Their use of gestures is delightful. De Keijzer brings her pinkies together in a hilarious imaginary finger puppet conversation culminating in a kiss. The group engages in an elaborate hand game, with high speed clapping, finger pointing, arm pumping. The funniest section combines three discreet moves - arm up, elbow out, wrists circle. But though it is begun in unison, it gradually gets out of synch as the dancers start embellishing with "look-at-me" stylistic pizzazz. Periodically, the dancers simply stop and sit down, regrouping as the music dissolves into the sounds of rain.

Though each of the dancers is given a character name, it's irrelevant - they never even speak. Instead, they emote with a smile, a disapproving glance, the skepticism of a raised eyebrow, the cool calculation of an unwavering stare. It's a direct but not overly dramatic theatricality that works beautifully.
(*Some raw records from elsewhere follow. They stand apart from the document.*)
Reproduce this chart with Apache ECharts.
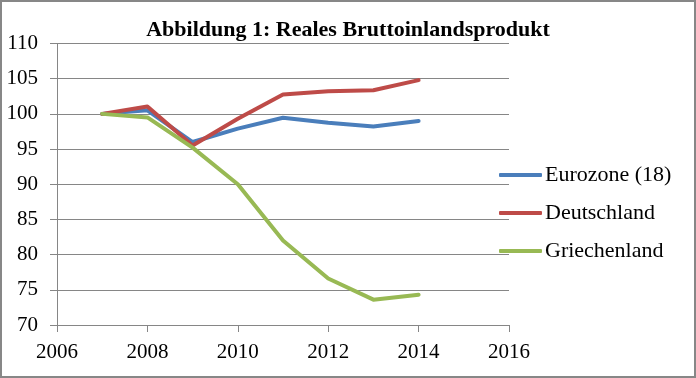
<!DOCTYPE html>
<html>
<head>
<meta charset="utf-8">
<script src="https://cdn.jsdelivr.net/npm/echarts@6/dist/echarts.min.js"></script>
<style>
html,body{margin:0;padding:0;background:#fff;}
#chart{width:696px;height:378px;}
</style>
</head>
<body>
<div id="chart"></div>
<script>
var titleText = 'Abbildung 1: Reales Bruttoinlandsprodukt';
var years = [2007, 2008, 2009, 2010, 2011, 2012, 2013, 2014];
var seriesNames = ['Eurozone (18)', 'Deutschland', 'Griechenland'];
var eurozone = [100, 100.5, 96.0, 97.9, 99.45, 98.75, 98.2, 99.0];
var deutschland = [100, 101.05, 95.5, 99.3, 102.75, 103.2, 103.35, 104.8];
var griechenland = [100, 99.5, 95.2, 90.0, 82.0, 76.6, 73.6, 74.3];
var colors = ['#4A7EBB', '#BE4B48', '#98B954'];

var FONT = '"Liberation Serif", serif';
function pairs(vals){ return years.map(function(y,i){ return [y, vals[i]]; }); }
var allVals = [eurozone, deutschland, griechenland];

var chart = echarts.init(document.getElementById('chart'), null, {renderer:'canvas'});
chart.setOption({
  animation: false,
  backgroundColor: '#fff',
  color: colors,
  title: {
    text: titleText,
    left: 'center',
    top: 19,
    padding: 0,
    textStyle: {fontFamily: FONT, fontSize: 22, fontWeight: 'bold', color: '#000', lineHeight: 22}
  },
  legend: {
    orient: 'vertical',
    left: 499,
    top: 164,
    padding: 0,
    itemWidth: 43,
    itemHeight: 4,
    itemGap: 16,
    icon: 'roundRect',
    data: seriesNames,
    textStyle: {fontFamily: FONT, fontSize: 22, color: '#000', lineHeight: 20, padding: [0,0,0,-2]}
  },
  grid: {left: 57, right: 187, top: 43.5, bottom: 53},
  xAxis: {
    type: 'value', min: 2006, max: 2016, interval: 2,
    axisLine: {lineStyle: {color: '#868686', width: 1}},
    axisTick: {show: true, inside: false, length: 7, lineStyle: {color: '#868686'}},
    splitLine: {show: false},
    axisLabel: {fontFamily: FONT, fontSize: 21, color: '#000', margin: 17, formatter: function(v){ return String(v); }}
  },
  yAxis: {
    type: 'value', min: 70, max: 110, interval: 5,
    axisLine: {show: true, lineStyle: {color: '#868686', width: 1}},
    axisTick: {show: true, inside: false, length: 7, lineStyle: {color: '#868686'}},
    splitLine: {show: true, lineStyle: {color: '#868686', width: 1}},
    axisLabel: {fontFamily: FONT, fontSize: 21, color: '#000', margin: 19}
  },
  graphic: [{
    type: 'rect', silent: true, z: 100,
    shape: {x: 1, y: 1, width: 694, height: 376},
    style: {fill: 'none', stroke: '#878787', lineWidth: 2}
  }],
  series: seriesNames.map(function(n, i){
    return {
      name: n, type: 'line', data: pairs(allVals[i]),
      symbol: 'none', smooth: false,
      lineStyle: {width: 4, color: colors[i], cap: 'round', join: 'round'},
      itemStyle: {color: colors[i]}
    };
  })
});
</script>
</body>
</html>
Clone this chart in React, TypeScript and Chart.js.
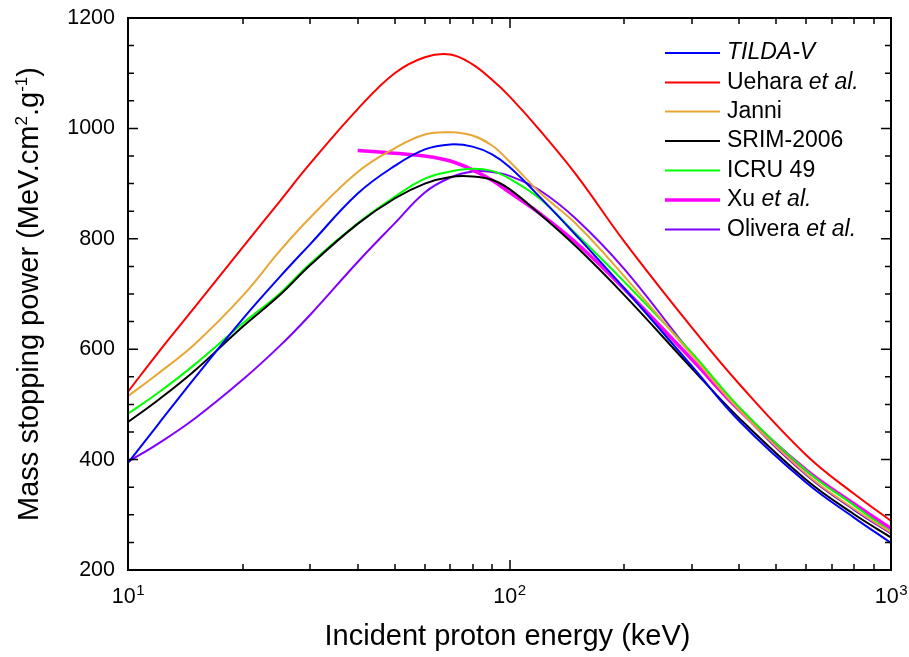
import React, { useEffect, useRef } from "react";
import { Chart, registerables } from "chart.js";
Chart.register(...registerables);

// ---- data ----
const energies = [10, 12, 15, 20, 25, 30, 40, 50, 60, 70, 80, 90, 100, 120, 150, 200, 300, 400, 600, 800, 1000];
const xuEnergies = [40, 50, 60, 70, 80, 90, 100, 120, 150, 200, 300, 400, 600, 800, 1000];

const tildaV = [394, 464, 549, 655, 731, 790, 882, 932, 962, 971, 967, 953, 930, 876, 805, 710, 570, 470, 358, 295, 249];
const uehara = [523, 594, 677, 785, 868, 936, 1035, 1100, 1129, 1134, 1116, 1088, 1058, 997, 915, 795, 640, 537, 408, 338, 289];
const janni = [515, 556, 610, 697, 778, 838, 921, 964, 989, 993, 987, 969, 940, 884, 826, 732, 590, 490, 374, 311, 268];
const srim2006 = [468, 508, 562, 641, 698, 752, 827, 873, 900, 912, 913, 907, 890, 845, 785, 698, 566, 475, 363, 301, 259];
const icru49 = [483, 521, 573, 647, 701, 755, 828, 876, 909, 922, 927, 923, 909, 873, 808, 722, 594, 495, 380, 317, 269];
const xu = [960, 955, 950, 941, 925, 906, 884, 846, 792, 709, 582, 490, 381, 320, 275];
const olivera = [396, 429, 475, 545, 606, 662, 758, 828, 884, 911, 922, 921, 914, 888, 835, 745, 592, 490, 372, 309, 266];

const seriesLabels = ["TILDA-V", "Uehara et al.", "Janni", "SRIM-2006", "ICRU 49", "Xu et al.", "Olivera et al."];
// legend text pieces: [text, italic]
const legendParts: [string, boolean][][] = [
  [["TILDA-V", true]],
  [["Uehara ", false], ["et al.", true]],
  [["Janni", false]],
  [["SRIM-2006", false]],
  [["ICRU 49", false]],
  [["Xu ", false], ["et al.", true]],
  [["Olivera ", false], ["et al.", true]],
];
const seriesColors = ["#0000FF", "#FF0000", "#E8A735", "#000000", "#00FF00", "#FF00FF", "#8000FF"];
const seriesWidths = [2, 2, 2, 2, 2, 3.5, 2];

const xMajor = [10, 100, 1000];
const xMajorExp = ["1", "2", "3"];
const yMin = 200;
const yMax = 1200;
const yMajorStep = 200;
const yMinorStep = 50;

const xTitle = "Incident proton energy (keV)";
// y title pieces: [text, superscript]
const yTitleParts: [string, boolean][] = [
  ["Mass stopping power (MeV.cm", false],
  ["2", true],
  [".g", false],
  ["-1", true],
  [")", false],
];

const FAMILY = '"Liberation Sans", Arial, Helvetica, sans-serif';

function pts(xs: number[], ys: number[]) {
  return xs.map((x, i) => ({ x, y: ys[i] }));
}

const decorPlugin = {
  id: "decor",
  afterDatasetsDraw(chart: any) {
    const { ctx, chartArea: a, scales } = chart;
    const xs = scales.x;
    const ys = scales.y;
    ctx.save();
    ctx.strokeStyle = "#000";
    ctx.fillStyle = "#000";

    // frame
    ctx.lineWidth = 2;
    ctx.strokeRect(a.left, a.top, a.right - a.left, a.bottom - a.top);

    // x ticks (inward, both bottom and top)
    ctx.lineWidth = 1.5;
    const majorLen = 10;
    const minorLen = 6;
    for (let d = 0; d < xMajor.length; d++) {
      for (let m = 1; m <= 9; m++) {
        const v = xMajor[d] * m;
        if (v > xMajor[xMajor.length - 1]) break;
        const px = Math.round(xs.getPixelForValue(v));
        const len = m === 1 ? majorLen : minorLen;
        ctx.beginPath();
        ctx.moveTo(px, a.bottom);
        ctx.lineTo(px, a.bottom - len);
        ctx.moveTo(px, a.top);
        ctx.lineTo(px, a.top + len);
        ctx.stroke();
      }
    }
    // y ticks
    for (let v = yMin; v <= yMax; v += yMinorStep) {
      const py = ys.getPixelForValue(v);
      const len = v % yMajorStep === 0 ? majorLen : minorLen;
      ctx.beginPath();
      ctx.moveTo(a.left, py);
      ctx.lineTo(a.left + len, py);
      ctx.moveTo(a.right, py);
      ctx.lineTo(a.right - len, py);
      ctx.stroke();
    }

    // x tick labels 10^n
    ctx.textBaseline = "alphabetic";
    ctx.textAlign = "left";
    const baseFont = `21.5px ${FAMILY}`;
    const supFont = `15px ${FAMILY}`;
    xMajor.forEach((v, i) => {
      const px = xs.getPixelForValue(v);
      ctx.font = baseFont;
      const w1 = ctx.measureText("10").width;
      ctx.font = supFont;
      const w2 = ctx.measureText(xMajorExp[i]).width;
      const start = px - (w1 + w2) / 2;
      ctx.font = baseFont;
      ctx.fillText("10", start, 603);
      ctx.font = supFont;
      ctx.fillText(xMajorExp[i], start + w1 + 0.5, 595);
    });

    // x title
    ctx.font = `29px ${FAMILY}`;
    ctx.textAlign = "center";
    ctx.fillText(xTitle, (a.left + a.right) / 2 - 2, 645);

    // y title (rotated)
    ctx.save();
    ctx.translate(38, (a.top + a.bottom) / 2);
    ctx.rotate(-Math.PI / 2);
    ctx.textAlign = "left";
    const tf = `29px ${FAMILY}`;
    const sf = `17px ${FAMILY}`;
    let total = 0;
    yTitleParts.forEach(([t, sup]) => {
      ctx.font = sup ? sf : tf;
      total += ctx.measureText(t).width;
    });
    let cx = -total / 2;
    yTitleParts.forEach(([t, sup]) => {
      ctx.font = sup ? sf : tf;
      ctx.fillText(t, cx, sup ? -11 : 0);
      cx += ctx.measureText(t).width;
    });
    ctx.restore();

    // legend
    const rowY = [53, 82.5, 111.5, 141, 170.5, 200, 229.5];
    legendParts.forEach((parts, i) => {
      const y = rowY[i];
      ctx.strokeStyle = seriesColors[i];
      ctx.lineWidth = seriesWidths[i];
      ctx.beginPath();
      ctx.moveTo(665, y);
      ctx.lineTo(720, y);
      ctx.stroke();
      ctx.textBaseline = "middle";
      ctx.textAlign = "left";
      let tx = 727;
      parts.forEach(([t, it]) => {
        ctx.font = `${it ? "italic " : ""}23px ${FAMILY}`;
        ctx.fillStyle = "#000";
        ctx.fillText(t, tx, y);
        tx += ctx.measureText(t).width;
      });
    });

    ctx.restore();
  },
};

export default function App() {
  const ref = useRef<HTMLCanvasElement | null>(null);
  useEffect(() => {
    if (!ref.current) return;
    const seriesData = [
      pts(energies, tildaV),
      pts(energies, uehara),
      pts(energies, janni),
      pts(energies, srim2006),
      pts(energies, icru49),
      pts(xuEnergies, xu),
      pts(energies, olivera),
    ];
    const chart = new Chart(ref.current, {
      type: "line",
      data: {
        datasets: seriesData.map((d, i) => ({
          label: seriesLabels[i],
          data: d,
          borderColor: seriesColors[i],
          backgroundColor: seriesColors[i],
          borderWidth: seriesWidths[i],
          pointRadius: 0,
          fill: false,
          tension: 0.4,
        })),
      },
      options: {
        responsive: false,
        animation: false,
        devicePixelRatio: 1,
        layout: { padding: { left: 0, top: 18, right: 18, bottom: 0 } },
        plugins: {
          legend: { display: false },
          tooltip: { enabled: false },
        },
        scales: {
          x: {
            type: "logarithmic",
            min: 10,
            max: 1000,
            grid: { display: false, drawTicks: false },
            border: { display: false },
            ticks: { display: false },
            afterFit: (s: any) => {
              s.height = 87;
              s.paddingLeft = 0;
              s.paddingRight = 0;
            },
          },
          y: {
            type: "linear",
            min: yMin,
            max: yMax,
            grid: { display: false, drawTicks: false },
            border: { display: false },
            ticks: {
              stepSize: yMajorStep,
              padding: 13,
              color: "#000",
              font: { family: FAMILY, size: 21.5 },
              callback: (v: any) => String(v),
            },
            afterFit: (s: any) => {
              s.width = 128;
              s.paddingTop = 0;
              s.paddingBottom = 0;
            },
          },
        },
      },
      plugins: [decorPlugin],
    });
    return () => chart.destroy();
  }, []);
  return (
    <div style={{ position: "absolute", left: 0, top: 0, width: 909, height: 657, background: "#fff" }}>
      <canvas ref={ref} width={909} height={657} style={{ display: "block", width: 909, height: 657 }} />
    </div>
  );
}
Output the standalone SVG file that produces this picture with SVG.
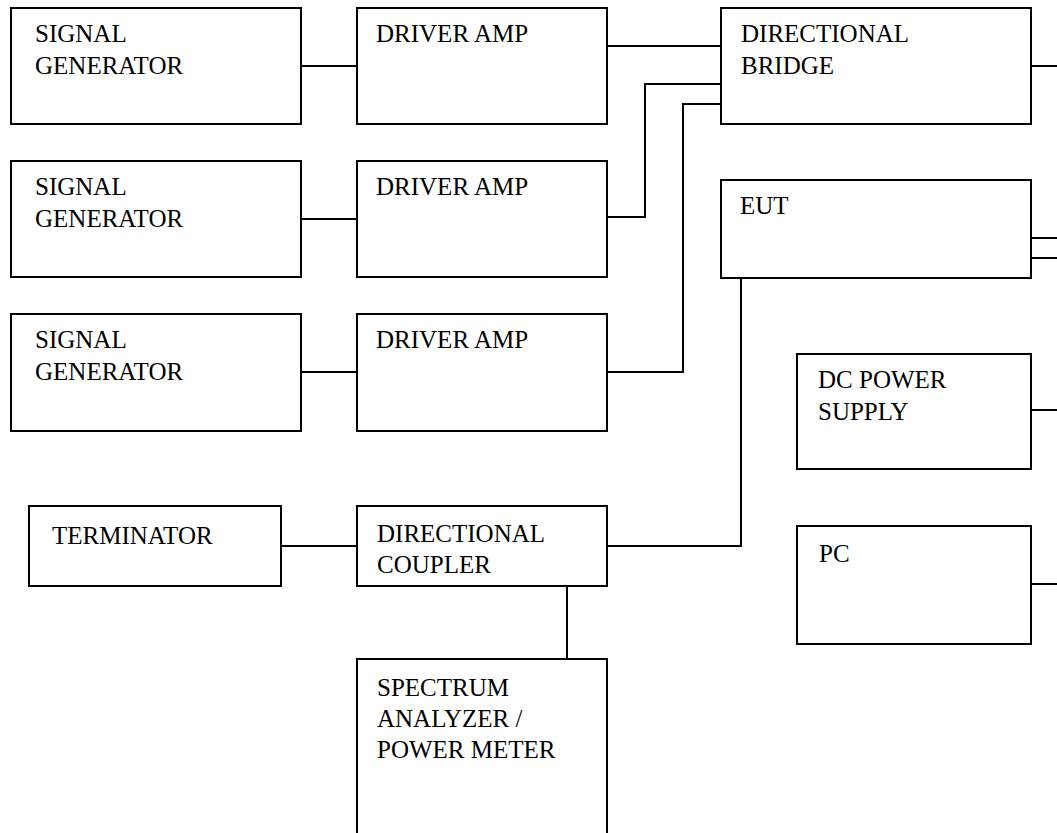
<svg xmlns="http://www.w3.org/2000/svg" width="1057" height="833" viewBox="0 0 1057 833">
<style>
.box{fill:#fff;stroke:#000;stroke-width:2}
.lbl{font-family:"Liberation Serif","Times New Roman",serif;font-size:25px;fill:#000}
.wire{fill:none;stroke:#000;stroke-width:2}
</style>
<rect width="1057" height="833" fill="#fff"/>
<g id="connectors">
<line class="wire" x1="301" y1="66" x2="357" y2="66"/>
<line class="wire" x1="301" y1="219" x2="357" y2="219"/>
<line class="wire" x1="301" y1="372" x2="357" y2="372"/>
<line class="wire" x1="607" y1="46" x2="721" y2="46"/>
<polyline class="wire" points="607,217 645,217 645,84 721,84"/>
<polyline class="wire" points="607,372 683,372 683,104 721,104"/>
<line class="wire" x1="1031" y1="66" x2="1057" y2="66"/>
<line class="wire" x1="1031" y1="238" x2="1057" y2="238"/>
<line class="wire" x1="1031" y1="258" x2="1057" y2="258"/>
<polyline class="wire" points="741,278 741,546 607,546"/>
<line class="wire" x1="281" y1="546" x2="357" y2="546"/>
<line class="wire" x1="567" y1="586" x2="567" y2="659"/>
<line class="wire" x1="1031" y1="410" x2="1057" y2="410"/>
<line class="wire" x1="1031" y1="584" x2="1057" y2="584"/>
</g>
<g id="sg1"><rect class="box" x="11" y="8" width="290" height="116"/><text class="lbl" x="35" y="42">SIGNAL</text><text class="lbl" x="35" y="74">GENERATOR</text></g>
<g id="sg2"><rect class="box" x="11" y="161" width="290" height="116"/><text class="lbl" x="35" y="195">SIGNAL</text><text class="lbl" x="35" y="227">GENERATOR</text></g>
<g id="sg3"><rect class="box" x="11" y="314" width="290" height="117"/><text class="lbl" x="35" y="348">SIGNAL</text><text class="lbl" x="35" y="380">GENERATOR</text></g>
<g id="da1"><rect class="box" x="357" y="8" width="250" height="116"/><text class="lbl" x="376" y="42">DRIVER AMP</text></g>
<g id="da2"><rect class="box" x="357" y="161" width="250" height="116"/><text class="lbl" x="376" y="195">DRIVER AMP</text></g>
<g id="da3"><rect class="box" x="357" y="314" width="250" height="117"/><text class="lbl" x="376" y="348">DRIVER AMP</text></g>
<g id="bridge"><rect class="box" x="721" y="8" width="310" height="116"/><text class="lbl" x="741" y="42">DIRECTIONAL</text><text class="lbl" x="741" y="74">BRIDGE</text></g>
<g id="eut"><rect class="box" x="721" y="180" width="310" height="98"/><text class="lbl" x="740" y="214">EUT</text></g>
<g id="dcps"><rect class="box" x="797" y="354" width="234" height="115"/><text class="lbl" x="818" y="388">DC POWER</text><text class="lbl" x="818" y="420">SUPPLY</text></g>
<g id="pc"><rect class="box" x="797" y="526" width="234" height="118"/><text class="lbl" x="819" y="562">PC</text></g>
<g id="term"><rect class="box" x="29" y="506" width="252" height="80"/><text class="lbl" x="52" y="544">TERMINATOR</text></g>
<g id="coupler"><rect class="box" x="357" y="506" width="250" height="80"/><text class="lbl" x="377" y="542">DIRECTIONAL</text><text class="lbl" x="377" y="573">COUPLER</text></g>
<g id="sa"><rect class="box" x="357" y="659" width="250" height="200"/><text class="lbl" x="377" y="696">SPECTRUM</text><text class="lbl" x="377" y="727">ANALYZER /</text><text class="lbl" x="377" y="758">POWER METER</text></g>
</svg>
One of the most endearing aspects of the piece is the costumes, knee pants and white T-shirts onto which various details have been drawn - pocket, tie, suspenders, necklace, belt. But the chalky black details gradually smudge with sweat and contact, so by the time the dance is over, their toil is manifest on their shirts. The performers look like they've really been through an ordeal. Lucky for Friday's capacity audience, they invited us along for the ride.